I don’t understand why this is such a huge idea. Like others have stated if you want something different, then choose something different.
I do as some of the comments here suggested: I use a GNU/Linux based OS along OSX on my Mac Mini (which can be a pain in the buttocks to install btw). As OSX becomes more and more 1984ish, anyone who is serious about working with computers should have a usable and open (in terms of tinkering) OS as a backup. I can’t be sure that the system will someday be totally closed for modification. I suggest the same for Windows users, but it’s not as critical yet.
EFF lives in a fantasy world, where it believes everyone else should also live, and in compliance with EFF’s ideology.

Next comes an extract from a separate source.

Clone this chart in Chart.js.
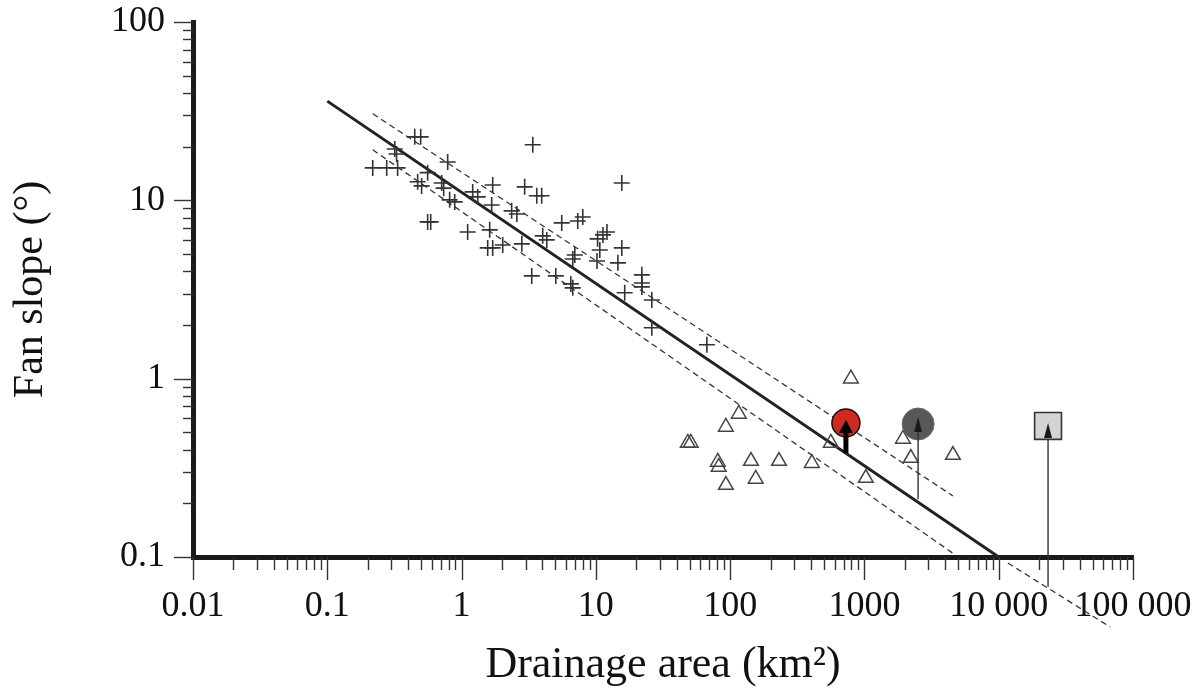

The EFF like Greenpeace is a FUD spreading attention whore using Apple because it’s good hit bait.
The problem is that Apple would be stupid to abandon OS X for iOS or merge them to the point that working on OS X becomes crippled. Microsoft is doing this now by relegating the desktop and it’s likely to kill Windows 8. Without a desktop you lose the business market, audio/visual market, programmers, and may other high-end users that need to work, not play. It is impossible for me to edit audio in full-screen, single-app mode. It simply cannot happen. I have to move files from app to app because one app may be great for one thing and another for something altogether. This is what Apple needs to balance.